Fort-on-Shore was the very first settlement on Louisville’s mainland. Its fort was bigger than Corn Island’s, but there was a war going on, and they realized that even though it was bigger, it still wasn’t big enough. It was clear that they’d need a bigger fort, and 3 years later, in 1782, Fort Nelson was built. Stretching roughly from 6th Street to 8th Street, Fort Nelson’s footprint was much larger.
Such a large footprint, especially during wartime, required logistical support- munitions, food, clothing, lots of supplies. The infrastructure simply wasn’t there to support it.
Yet.
The Wilderness Road was built in a few different stages, and has a few different branches. The last stage of the main branch was built mostly to support General Clark, his militia, and Fort Nelson, but in the coming decades the Wilderness Road would also prove an invaluable path for America’s travelers.
The last stage of the Wilderness Road comes up to Louisville from Harrodsburg. Once in Louisville, Preston Highway/KY Route 61 follows the Wilderness Road pretty closely for much of the way, and there is a historical marker at the intersection of Preston Highway and Blue Lick Road to commemorate it.
The Wilderness Road ends at the gate of Fort Nelson, near the intersection of what is now 7th and Main Street.
Early on, those who wanted to build in Louisville quickly realized that Corn Island had lots of limestone, which they took for use in buildings and paving some of Louisville’s first roads, including Main Street. As people began taking its limestone, Corn Island began to shrink. In the 1920s, a dam was added nearby to generate electricity for Louisville’s growing population, forcing the water level to rise. What remains of Corn Island, Louisville’s dawn, now lies permanently underwater.
Fort Nelson no longer exists. In its place, Fort Nelson Park now stands, a little postage stamp of a park nestled in the heart of a bustling Downtown Louisville too busy to notice it. When standing in Fort Nelson Park and facing away from the Ohio River, the downtown Mussel and Burger Bar location is diagonally opposite you to your left, behind Morton’s The Steakhouse.
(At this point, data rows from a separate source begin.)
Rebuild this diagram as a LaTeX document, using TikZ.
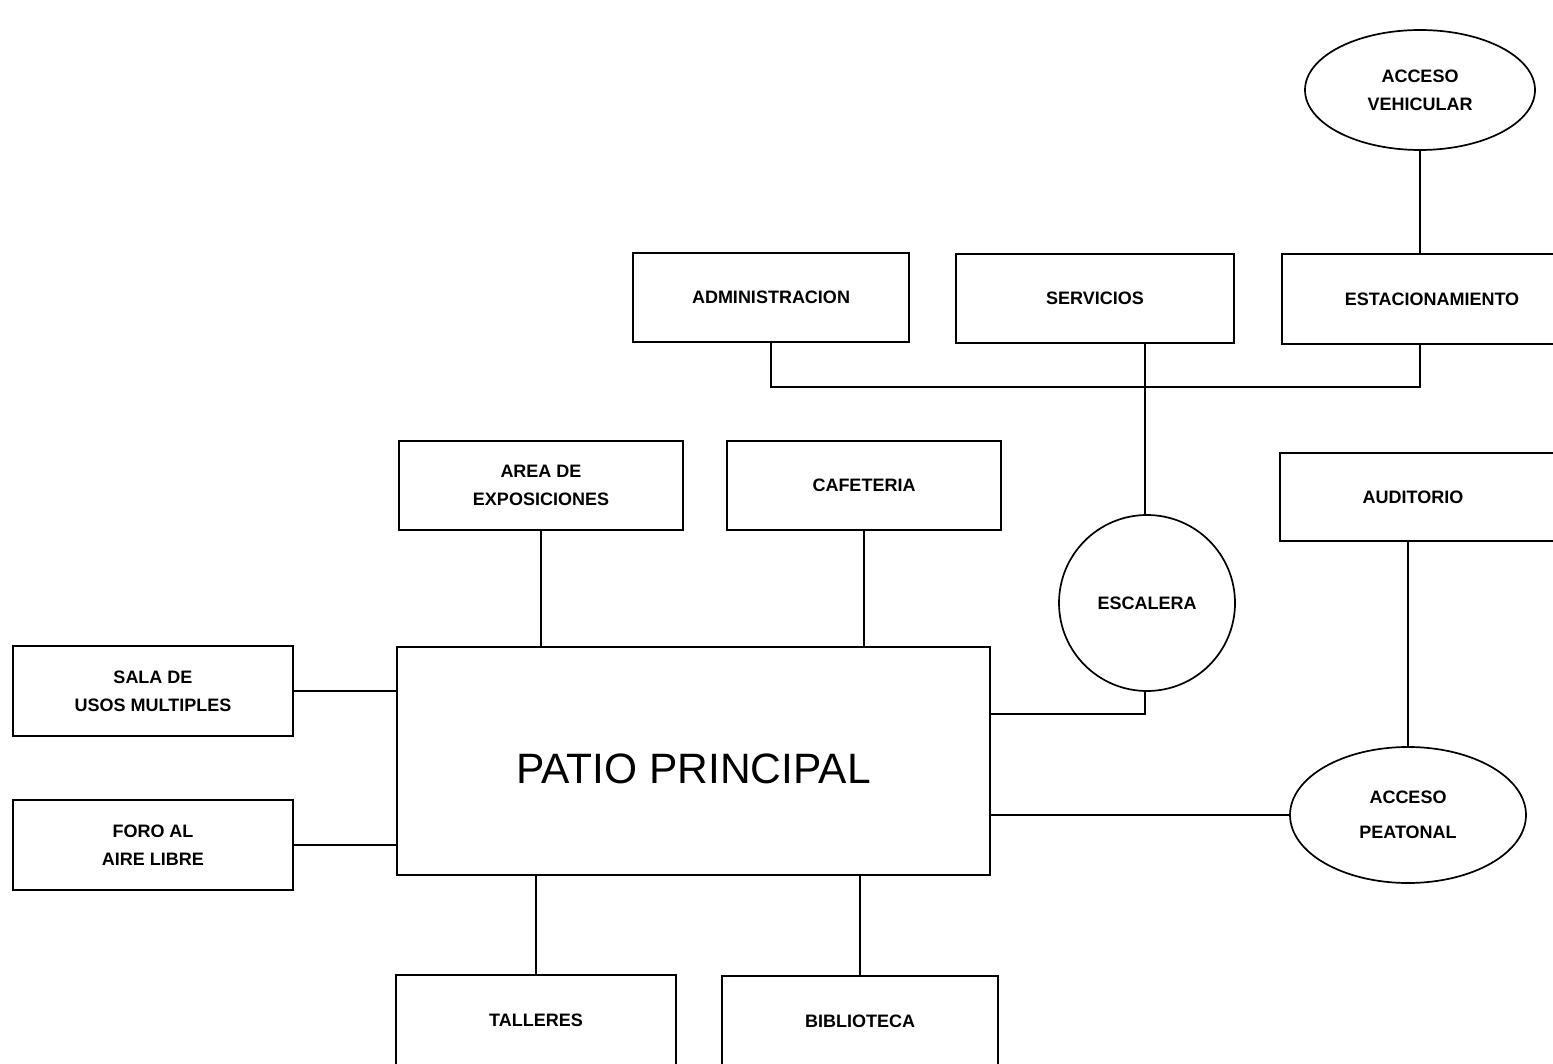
\documentclass[tikz,border=0pt]{standalone}
\usepackage{fontspec}
\setmainfont{Liberation Sans}
\usetikzlibrary{shapes.geometric}
\begin{document}
\begin{tikzpicture}[x=1pt,y=-1pt,
  every node/.style={line width=1.7pt, draw=black, inner sep=2pt},
  lbl/.style={font=\fontsize{18}{28}\selectfont\bfseries, align=center},
  box/.style={rectangle, lbl},
  oval/.style={ellipse, lbl},
  conn/.style={line width=1.7pt}]
\useasboundingbox (0,0) rectangle (1553,1064);
\clip (0,0) rectangle (1553,1064);
\fill[white] (0,0) rectangle (1553,1064);

% nodes
\node[oval, minimum width=230pt, minimum height=120pt] (av) at (1420,90) {ACCESO\\VEHICULAR};
\node[box, minimum width=276pt, minimum height=89pt] (adm) at (771,297.5) {ADMINISTRACION};
\node[box, minimum width=278pt, minimum height=89pt] (serv) at (1095,298.5) {SERVICIOS};
\node[box, minimum width=300pt, minimum height=90pt] (est) at (1432,299) {ESTACIONAMIENTO};
\node[box, minimum width=284pt, minimum height=89pt] (aex) at (541,485.5) {AREA DE\\EXPOSICIONES};
\node[box, minimum width=274pt, minimum height=89pt] (caf) at (864,485.5) {CAFETERIA};
\node[box, minimum width=300pt, minimum height=88pt] (aud) at (1430,497) {\hspace*{-34pt}AUDITORIO};
\node[circle, lbl, minimum size=176pt] (esc) at (1147,603) {ESCALERA};
\node[rectangle, minimum width=593pt, minimum height=228pt, font=\fontsize{42.5}{50}\selectfont] (patio) at (693.5,761) {\raisebox{-8pt}[\height][0pt]{PATIO PRINCIPAL}};
\node[box, minimum width=280pt, minimum height=90pt] (spm) at (153,691) {SALA DE\\USOS MULTIPLES};
\node[box, minimum width=280pt, minimum height=90pt] (foro) at (153,845) {FORO AL\\AIRE LIBRE};
\node[oval, minimum width=236pt, minimum height=136pt] (pea) at (1408,815) {ACCESO\\[7pt]PEATONAL};
\node[box, minimum width=280pt, minimum height=90pt] (tal) at (536,1020) {TALLERES};
\node[box, minimum width=276pt, minimum height=90pt] (bib) at (860,1021) {BIBLIOTECA};

% connectors
\coordinate (j1) at (1145,387);
\draw[conn] (av.south) -- (av.south |- est.north);
\draw[conn] (adm.south) |- (j1) -| (av.south |- est.south);
\draw[conn] (j1 |- serv.south) -- (j1 |- esc.north);
\draw[conn] (j1 |- esc.south) |- (patio.east |- 0,714);
\draw[conn] (patio.east |- pea.west) -- (pea.west);
\draw[conn] (pea.north |- aud.south) -- (pea.north);
\draw[conn] (aex.south) -- (aex.south |- patio.north);
\draw[conn] (caf.south) -- (caf.south |- patio.north);
\draw[conn] (spm.east) -- (spm.east -| patio.west);
\draw[conn] (foro.east) -- (foro.east -| patio.west);
\draw[conn] (tal.north |- patio.south) -- (tal.north);
\draw[conn] (bib.north |- patio.south) -- (bib.north);
\end{tikzpicture}
\end{document}
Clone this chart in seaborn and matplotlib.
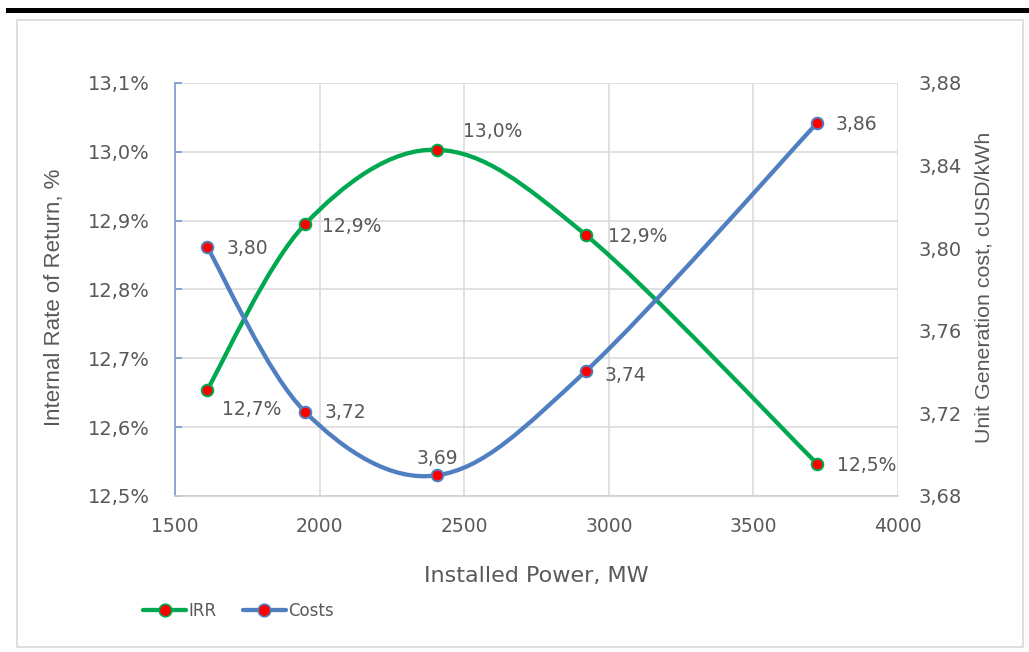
import matplotlib
matplotlib.use("Agg")
import matplotlib.pyplot as plt
from matplotlib.path import Path
from matplotlib.patches import PathPatch, Rectangle
from matplotlib.lines import Line2D
from matplotlib.ticker import FuncFormatter, MultipleLocator
import pandas as pd
import seaborn as sns

# Installed power scenarios and their economic indicators
power_mw = [1611, 1950, 2406, 2921, 3720]
irr_pct = [12.654, 12.895, 13.003, 12.879, 12.547]
cost_cusd_kwh = [3.8006, 3.7207, 3.6900, 3.7405, 3.8606]

x_ticks = [1500, 2000, 2500, 3000, 3500, 4000]
irr_ticks = [12.5, 12.6, 12.7, 12.8, 12.9, 13.0, 13.1]
cost_ticks = [3.68, 3.72, 3.76, 3.80, 3.84, 3.88]

# label offsets (pixels) relative to each marker
irr_offsets = [(15, -20, "left"), (17, -2, "left"), (26, 18, "left"), (22, -1, "left"), (20, -2, "left")]
cost_offsets = [(19, -2, "left"), (19, -1, "left"), (0, 17, "center"), (19, -4, "left"), (19, -1, "left")]

GREEN = "#00A84F"
BLUE = "#4F7FC0"
TEXT = "#595959"
GRID = "#D9D9D9"

sns.set_theme(style="white")
plt.rcParams["font.family"] = ["DejaVu Sans"]

df = pd.DataFrame({"power": power_mw, "irr": irr_pct, "cost": cost_cusd_kwh})


def fmt_dec(v, nd):
    return f"{v:.{nd}f}".replace(".", ",")


def smooth_path(xs, ys):
    """Bezier path through the points with neighbour-based tangents."""
    pts = list(zip(xs, ys))
    n = len(pts)
    verts = [pts[0]]
    codes = [Path.MOVETO]
    for i in range(n - 1):
        p0 = pts[i - 1] if i > 0 else pts[i]
        p1 = pts[i]
        p2 = pts[i + 1]
        p3 = pts[i + 2] if i + 2 < n else pts[i + 1]
        c1 = (p1[0] + (p2[0] - p0[0]) / 6, p1[1] + (p2[1] - p0[1]) / 6)
        c2 = (p2[0] - (p3[0] - p1[0]) / 6, p2[1] - (p3[1] - p1[1]) / 6)
        verts += [c1, c2, p2]
        codes += [Path.CURVE4] * 3
    return Path(verts, codes)


fig = plt.figure(figsize=(10.29, 6.52), dpi=100)
ax = fig.add_axes([0.1701, 0.2393, 0.7026, 0.6334])
ax2 = ax.twinx()

ax.set_xlim(1500, 4000)
ax.set_ylim(12.5, 13.1)
ax2.set_ylim(3.68, 3.88)

# grid
ax.set_xticks(x_ticks)
ax.set_yticks(irr_ticks)
ax2.set_yticks(cost_ticks)
ax.grid(True, color=GRID, lw=1.1)
ax.set_axisbelow(True)
ax.xaxis.set_minor_locator(MultipleLocator(100))

for s in ["top", "right"]:
    ax.spines[s].set_visible(False)
for s in ["top", "right", "left", "bottom"]:
    ax2.spines[s].set_visible(False)
ax.spines["left"].set_color("#7A9BD0")
ax.spines["left"].set_linewidth(1.2)
ax.spines["bottom"].set_color("#CFCFCF")
ax.spines["bottom"].set_linewidth(1.2)

ax.tick_params(axis="x", which="both", direction="in", length=5, color="#CFCFCF",
               labelsize=13.5, labelcolor=TEXT, pad=15)
ax.tick_params(axis="x", which="major", length=0)
ax.tick_params(axis="y", direction="in", length=5, color="#7A9BD0",
               labelsize=14, labelcolor=TEXT, pad=18)
ax2.tick_params(axis="y", length=0, labelsize=14, labelcolor=TEXT, pad=14.5)

ax.yaxis.set_major_formatter(FuncFormatter(lambda v, p: fmt_dec(v, 1) + "%"))
ax2.yaxis.set_major_formatter(FuncFormatter(lambda v, p: fmt_dec(v, 2)))

# smooth series lines
ax.add_patch(PathPatch(smooth_path(power_mw, irr_pct), facecolor="none",
                       edgecolor=GREEN, lw=3.1, capstyle="round", zorder=3))
ax2.add_patch(PathPatch(smooth_path(power_mw, cost_cusd_kwh), facecolor="none",
                        edgecolor=BLUE, lw=3.1, capstyle="round", zorder=3))

# markers
sns.scatterplot(data=df, x="power", y="irr", ax=ax, s=70, color="red",
                edgecolor=GREEN, linewidth=1.4, zorder=5, legend=False)
sns.scatterplot(data=df, x="power", y="cost", ax=ax2, s=70, color="red",
                edgecolor=BLUE, linewidth=1.4, zorder=5, legend=False)

# data labels
for xv, yv, (dx, dy, ha) in zip(power_mw, irr_pct, irr_offsets):
    ax.annotate(fmt_dec(yv, 1) + "%", (xv, yv), xytext=(dx, dy),
                textcoords="offset pixels", ha=ha, va="center",
                fontsize=13.5, color=TEXT, zorder=6)
for xv, yv, (dx, dy, ha) in zip(power_mw, cost_cusd_kwh, cost_offsets):
    ax2.annotate(fmt_dec(yv, 2), (xv, yv), xytext=(dx, dy),
                 textcoords="offset pixels", ha=ha, va="center",
                 fontsize=13.5, color=TEXT, zorder=6)

ax.set_xlabel("Installed Power, MW", fontsize=16, color=TEXT, labelpad=0)
ax.xaxis.set_label_coords(0.5, -0.17)
ax.set_ylabel("Internal Rate of Return, %", fontsize=16, color=TEXT,
              family="Liberation Sans")
ax.yaxis.set_label_coords(-0.152, 0.482)
ax2.set_ylabel("Unit Generation cost, cUSD/kWh", fontsize=15.4, color=TEXT,
               family="Liberation Sans")
ax2.yaxis.set_label_coords(1.106, 0.505)

# legend
handles = [
    Line2D([], [], color=GREEN, lw=3.1, marker="o", markersize=9,
           markerfacecolor="red", markeredgecolor=GREEN, markeredgewidth=1.2),
    Line2D([], [], color=BLUE, lw=3.1, marker="o", markersize=9,
           markerfacecolor="red", markeredgecolor=BLUE, markeredgewidth=1.2),
]
fig.legend(handles, ["IRR", "Costs"], loc="center left",
           bbox_to_anchor=(128 / 1029, 1 - 611 / 652), ncol=2, frameon=False,
           fontsize=12, labelcolor=TEXT, handlelength=2.6, handletextpad=0.1,
           columnspacing=1.6)

# chart frame and top rule
fig.patches.append(Rectangle((17 / 1029, 1 - 647 / 652), (1023 - 17) / 1029,
                             (647 - 20) / 652, transform=fig.transFigure,
                             facecolor="none", edgecolor="#D9D9D9", lw=1.2))
fig.patches.append(Rectangle((6 / 1029, 1 - 13 / 652), 1 - 6 / 1029, 5 / 652,
                             transform=fig.transFigure, facecolor="black",
                             edgecolor="none"))

fig.savefig("out.png", dpi=100)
They paved paradise and put up a Mussel Bar.
By the time I made it to work Thursday morning, I’d just about thawed out. It was a relief to get up and moving, but even surrounded by lights and laptops and the hallmarks of modern-day America, the psychic chill of the Wilderness Road, of what I had seen and heard the night before, remained.
Did you know that trees and plants communicate with each other? It isn’t what humans would recognize as sentience, but plants and trees have been demonstrated to have communication networks. Specifically, trees have demonstrated the ability to send sustenance and nutrients to nearby trees via a similar type of network. Even when a tree within the network has been cut down to its stump, other trees in that network will sometimes continue to send it sustenance to keep it alive. (If you would like more information about this, I highly recommend Peter Wohlleben’s book The Hidden Life of Trees.)
I was up at 2am Wednesday night to see the transformer explode because I couldn’t sleep, as cold and tired as I was. I couldn’t sleep because my ears were full of the screams of the tree branches as they cracked under the weight and fell to the ground.